Wednesday, December 27, 2017

Be Someone's Angel



Yes, at this reborn Catholic parish, we celebrated an Advent Penance Service that suggested a penance that helps a person live in the spirit of Christmas. One creative idea was to visit a friend during this time of year.
For my penance, I was overdue to visit my 90-year-old spiritual advisor. He lives at an assisted living facility in Brockport but I learned that he was transferred to a hospital in Rochester. I walked into his hospital room and he was sleeping. I softly whispered his name and he immediately woke up and said: “My prayers have been answered.” He had prayed to God that I would come and spoke these words: “For the first time in my life, I’m scared.” He shared that he was in so much pain that you could not touch him. He came to emergency and thankfully the doctors reviewed his symptoms and started a treatment that relieved his pain. He said he was relieved but it was time to make his funeral plans. I said: “what am I the ‘angel of death, to which he scolded at me and said “no such thing.”  Rather, he humbly shared that there have been times when he wondered if God heard his prayers. It seemed my presence, (my penance) reassured him that God listens to us when we feel down or worse like nobody understand what we are going through.
Now my spiritual advisor is not a monk or religious theologian, but a retired college professor respected by colleagues and hundreds of students for his wise counsel and deep faith. He wants a simple funeral but knew that his friends would be angry if he did not have a Catholic Mass in the downtown church. But, after this service he would instruct the funeral director to plan the “real ceremony.” At this private service, he would invite his twelve best friends to come to Hill Haven Funeral Chapel and request that I lead a service of joy and gratitude to God for his wonderful life. His plan included a luncheon where two extra chairs would be set up for his mother and father in gratitude for their gift of faith. He swore that once out of the hospital he would contact the funeral director and put it in writing.
His life was teaching young adults about the physical sciences and helping each student reach their potential. Sometimes, he had to motivate a few students who were slacking off or making excuses. He guided each apprentice to not just pass the course, but go on in life to find a vocation that would make this a better world. He would challenge his students to be their best because like Our Lord he always saw the good in each student. He prayed for his students and asked God to instill them with gifts of charity and justice, compassion and respect for all God’s creatures. Besides his knowledge of the physical sciences, he mastered the gift of faith and taught by his life never to give up on ourselves. At his funeral, he wanted the hymn “How Great Thou Art “ to be sung not like some funeral dirge, slow and somber, but rather with enthusiasm and gratitude for all the wonderful things God had blessed him in this life and in the world to come. I am truly blessed to have this kind and humble soul to be my spiritual mentor.

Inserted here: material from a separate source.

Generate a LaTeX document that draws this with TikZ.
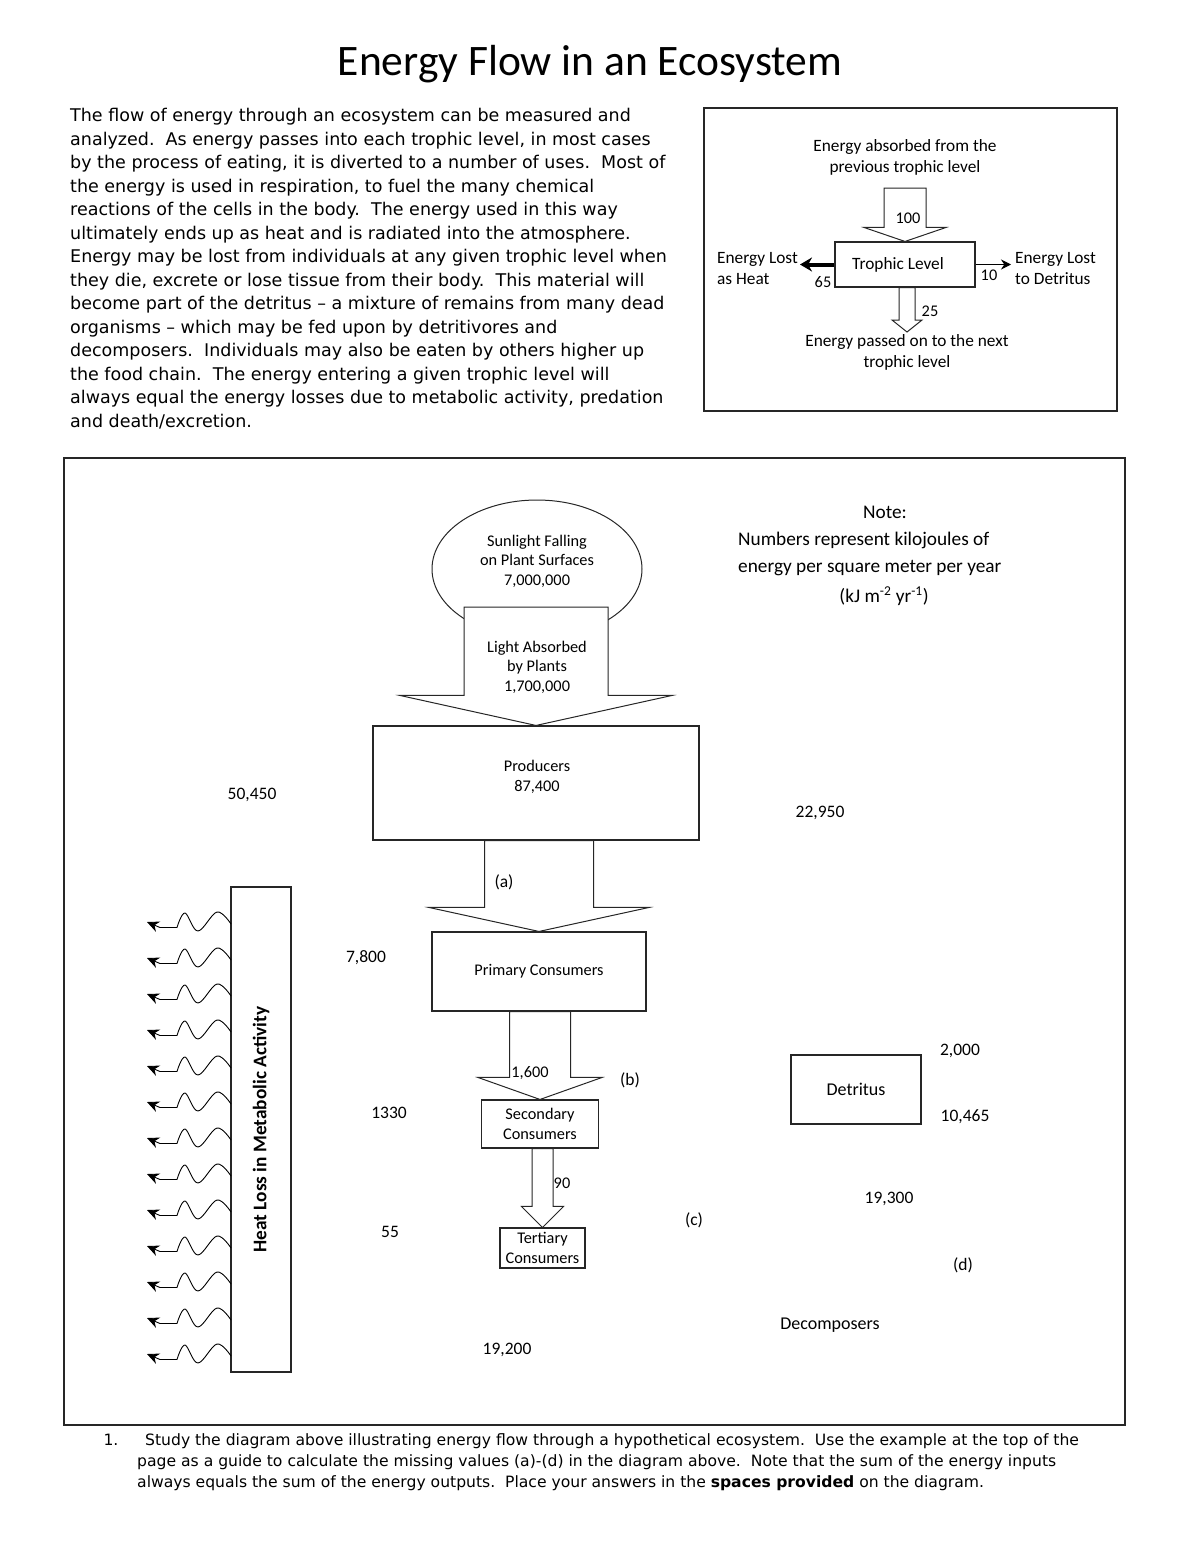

At the Christmas Eve Mass, I shared this “angel story” and ended the homily with a quote from a Christmas Carol movie produced in 1988 that featured actor Bill Murray and is perhaps the version we need most this year in 2017. At the end of the movie Bill Murray offered these lines:

“I get it now! Then if you give, then it can happen, then the miracle can happen to you! It’s not just the poor and the hungry, it’s everybody’s who’s GOT to have this miracle! And it can happen tonight for all of you. If you believe in this spirit thing, the miracle will happen and then you’ll want it to happen again tomorrow. You won’t be one of these nasty people who say ‘Christmas is once a year and it’s a fraud’, it’s NOT! It can happen every day, you’ve just got to want that feeling. And if you like it and you want it, you’ll get greedy for it! You’ll want it every day of your life and it can happen to you. I believe in it now! I believe it’s going to happen to me now! I’m ready for it! And it’s great! It’s a good feeling, it’s really better than I’ve felt in a long time. I, I, I’m ready.” My spiritual mentor has had this feeling for 90 years and feels blessed by Our Lord. Everyone who has had contact with this teacher feels the same way.  

Lord, I pray for all my Sonshine Friends this Christmas that the most important gift that we receive this year comes from our hearts filled with love and gratitude for our family, friends and faith community.